What you will do ->
Reproduce the listing below exactly, minus its pictures.

Supplied material ->

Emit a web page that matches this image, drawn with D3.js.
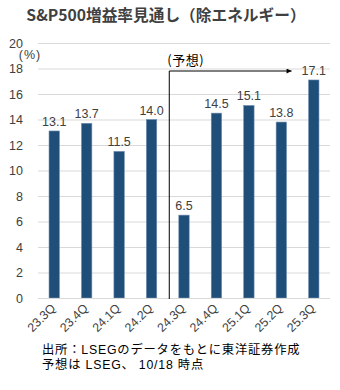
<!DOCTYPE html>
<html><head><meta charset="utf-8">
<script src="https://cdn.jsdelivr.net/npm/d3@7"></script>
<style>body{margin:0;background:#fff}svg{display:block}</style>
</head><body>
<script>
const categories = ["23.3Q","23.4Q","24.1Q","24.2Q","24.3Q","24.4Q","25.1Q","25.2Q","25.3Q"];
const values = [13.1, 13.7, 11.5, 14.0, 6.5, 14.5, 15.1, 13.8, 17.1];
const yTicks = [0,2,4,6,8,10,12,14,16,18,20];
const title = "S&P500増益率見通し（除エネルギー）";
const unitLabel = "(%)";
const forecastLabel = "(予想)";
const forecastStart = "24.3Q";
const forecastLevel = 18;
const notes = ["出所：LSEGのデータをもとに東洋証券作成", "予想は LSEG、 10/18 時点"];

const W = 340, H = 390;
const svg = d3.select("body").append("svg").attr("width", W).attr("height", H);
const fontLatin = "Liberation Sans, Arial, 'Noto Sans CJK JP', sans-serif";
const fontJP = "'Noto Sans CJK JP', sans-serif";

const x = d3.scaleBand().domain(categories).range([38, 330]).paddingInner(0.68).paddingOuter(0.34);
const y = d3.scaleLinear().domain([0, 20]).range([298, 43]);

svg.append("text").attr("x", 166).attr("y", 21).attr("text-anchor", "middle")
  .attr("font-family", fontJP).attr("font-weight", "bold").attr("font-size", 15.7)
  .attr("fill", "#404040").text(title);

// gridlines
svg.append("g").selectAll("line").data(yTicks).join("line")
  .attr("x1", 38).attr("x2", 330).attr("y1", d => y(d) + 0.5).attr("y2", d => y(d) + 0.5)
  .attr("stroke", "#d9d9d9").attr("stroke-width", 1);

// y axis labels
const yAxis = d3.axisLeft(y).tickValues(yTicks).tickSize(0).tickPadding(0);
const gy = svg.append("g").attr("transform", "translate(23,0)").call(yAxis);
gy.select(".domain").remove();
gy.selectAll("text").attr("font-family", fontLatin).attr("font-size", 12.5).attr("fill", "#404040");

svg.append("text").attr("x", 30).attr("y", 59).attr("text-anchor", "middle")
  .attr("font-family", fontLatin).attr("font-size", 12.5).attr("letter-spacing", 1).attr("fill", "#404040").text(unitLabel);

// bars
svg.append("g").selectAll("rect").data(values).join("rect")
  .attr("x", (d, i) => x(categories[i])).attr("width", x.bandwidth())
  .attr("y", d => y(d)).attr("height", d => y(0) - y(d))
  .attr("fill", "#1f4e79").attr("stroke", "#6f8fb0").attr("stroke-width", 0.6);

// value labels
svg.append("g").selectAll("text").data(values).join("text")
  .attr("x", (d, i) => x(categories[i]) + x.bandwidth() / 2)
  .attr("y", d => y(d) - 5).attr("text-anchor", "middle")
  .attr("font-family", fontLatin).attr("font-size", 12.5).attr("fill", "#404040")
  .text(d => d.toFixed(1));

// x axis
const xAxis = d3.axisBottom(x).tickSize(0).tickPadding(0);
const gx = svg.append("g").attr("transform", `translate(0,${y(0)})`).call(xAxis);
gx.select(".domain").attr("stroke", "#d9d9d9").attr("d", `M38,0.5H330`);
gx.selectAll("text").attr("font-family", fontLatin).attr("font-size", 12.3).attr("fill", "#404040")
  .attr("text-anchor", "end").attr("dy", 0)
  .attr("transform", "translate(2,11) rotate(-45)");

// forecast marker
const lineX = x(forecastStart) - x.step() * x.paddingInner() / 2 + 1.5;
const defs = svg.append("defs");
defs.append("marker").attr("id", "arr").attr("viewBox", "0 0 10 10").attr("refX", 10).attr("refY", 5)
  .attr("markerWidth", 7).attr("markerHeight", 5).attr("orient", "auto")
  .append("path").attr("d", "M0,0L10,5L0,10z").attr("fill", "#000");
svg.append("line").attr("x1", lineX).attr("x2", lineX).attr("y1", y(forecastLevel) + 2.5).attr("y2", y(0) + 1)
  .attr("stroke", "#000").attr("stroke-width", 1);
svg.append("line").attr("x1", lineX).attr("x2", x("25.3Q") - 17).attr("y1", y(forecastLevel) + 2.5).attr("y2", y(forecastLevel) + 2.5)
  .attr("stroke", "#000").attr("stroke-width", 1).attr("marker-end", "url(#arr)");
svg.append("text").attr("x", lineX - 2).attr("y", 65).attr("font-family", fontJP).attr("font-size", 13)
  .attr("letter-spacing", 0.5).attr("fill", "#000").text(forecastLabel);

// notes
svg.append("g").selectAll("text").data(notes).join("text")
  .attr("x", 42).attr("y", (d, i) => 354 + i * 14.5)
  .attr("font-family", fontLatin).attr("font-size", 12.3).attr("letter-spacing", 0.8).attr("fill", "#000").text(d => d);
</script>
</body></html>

Task answer ->
Emit a web page that matches this image, drawn with D3.js.
<!DOCTYPE html>
<html><head><meta charset="utf-8">
<script src="https://cdn.jsdelivr.net/npm/d3@7"></script>
<style>body{margin:0;background:#fff}svg{display:block}</style>
</head><body>
<script>
const categories = ["23.3Q","23.4Q","24.1Q","24.2Q","24.3Q","24.4Q","25.1Q","25.2Q","25.3Q"];
const values = [13.1, 13.7, 11.5, 14.0, 6.5, 14.5, 15.1, 13.8, 17.1];
const yTicks = [0,2,4,6,8,10,12,14,16,18,20];
const title = "S&P500増益率見通し（除エネルギー）";
const unitLabel = "(%)";
const forecastLabel = "(予想)";
const forecastStart = "24.3Q";
const forecastLevel = 18;
const notes = ["出所：LSEGのデータをもとに東洋証券作成", "予想は LSEG、 10/18 時点"];

const W = 340, H = 390;
const svg = d3.select("body").append("svg").attr("width", W).attr("height", H);
const fontLatin = "Liberation Sans, Arial, 'Noto Sans CJK JP', sans-serif";
const fontJP = "'Noto Sans CJK JP', sans-serif";

const x = d3.scaleBand().domain(categories).range([38, 330]).paddingInner(0.68).paddingOuter(0.34);
const y = d3.scaleLinear().domain([0, 20]).range([298, 43]);

svg.append("text").attr("x", 166).attr("y", 21).attr("text-anchor", "middle")
  .attr("font-family", fontJP).attr("font-weight", "bold").attr("font-size", 15.7)
  .attr("fill", "#404040").text(title);

// gridlines
svg.append("g").selectAll("line").data(yTicks).join("line")
  .attr("x1", 38).attr("x2", 330).attr("y1", d => y(d) + 0.5).attr("y2", d => y(d) + 0.5)
  .attr("stroke", "#d9d9d9").attr("stroke-width", 1);

// y axis labels
const yAxis = d3.axisLeft(y).tickValues(yTicks).tickSize(0).tickPadding(0);
const gy = svg.append("g").attr("transform", "translate(23,0)").call(yAxis);
gy.select(".domain").remove();
gy.selectAll("text").attr("font-family", fontLatin).attr("font-size", 12.5).attr("fill", "#404040");

svg.append("text").attr("x", 30).attr("y", 59).attr("text-anchor", "middle")
  .attr("font-family", fontLatin).attr("font-size", 12.5).attr("letter-spacing", 1).attr("fill", "#404040").text(unitLabel);

// bars
svg.append("g").selectAll("rect").data(values).join("rect")
  .attr("x", (d, i) => x(categories[i])).attr("width", x.bandwidth())
  .attr("y", d => y(d)).attr("height", d => y(0) - y(d))
  .attr("fill", "#1f4e79").attr("stroke", "#6f8fb0").attr("stroke-width", 0.6);

// value labels
svg.append("g").selectAll("text").data(values).join("text")
  .attr("x", (d, i) => x(categories[i]) + x.bandwidth() / 2)
  .attr("y", d => y(d) - 5).attr("text-anchor", "middle")
  .attr("font-family", fontLatin).attr("font-size", 12.5).attr("fill", "#404040")
  .text(d => d.toFixed(1));

// x axis
const xAxis = d3.axisBottom(x).tickSize(0).tickPadding(0);
const gx = svg.append("g").attr("transform", `translate(0,${y(0)})`).call(xAxis);
gx.select(".domain").attr("stroke", "#d9d9d9").attr("d", `M38,0.5H330`);
gx.selectAll("text").attr("font-family", fontLatin).attr("font-size", 12.3).attr("fill", "#404040")
  .attr("text-anchor", "end").attr("dy", 0)
  .attr("transform", "translate(2,11) rotate(-45)");

// forecast marker
const lineX = x(forecastStart) - x.step() * x.paddingInner() / 2 + 1.5;
const defs = svg.append("defs");
defs.append("marker").attr("id", "arr").attr("viewBox", "0 0 10 10").attr("refX", 10).attr("refY", 5)
  .attr("markerWidth", 7).attr("markerHeight", 5).attr("orient", "auto")
  .append("path").attr("d", "M0,0L10,5L0,10z").attr("fill", "#000");
svg.append("line").attr("x1", lineX).attr("x2", lineX).attr("y1", y(forecastLevel) + 2.5).attr("y2", y(0) + 1)
  .attr("stroke", "#000").attr("stroke-width", 1);
svg.append("line").attr("x1", lineX).attr("x2", x("25.3Q") - 17).attr("y1", y(forecastLevel) + 2.5).attr("y2", y(forecastLevel) + 2.5)
  .attr("stroke", "#000").attr("stroke-width", 1).attr("marker-end", "url(#arr)");
svg.append("text").attr("x", lineX - 2).attr("y", 65).attr("font-family", fontJP).attr("font-size", 13)
  .attr("letter-spacing", 0.5).attr("fill", "#000").text(forecastLabel);

// notes
svg.append("g").selectAll("text").data(notes).join("text")
  .attr("x", 42).attr("y", (d, i) => 354 + i * 14.5)
  .attr("font-family", fontLatin).attr("font-size", 12.3).attr("letter-spacing", 0.8).attr("fill", "#000").text(d => d);
</script>
</body></html>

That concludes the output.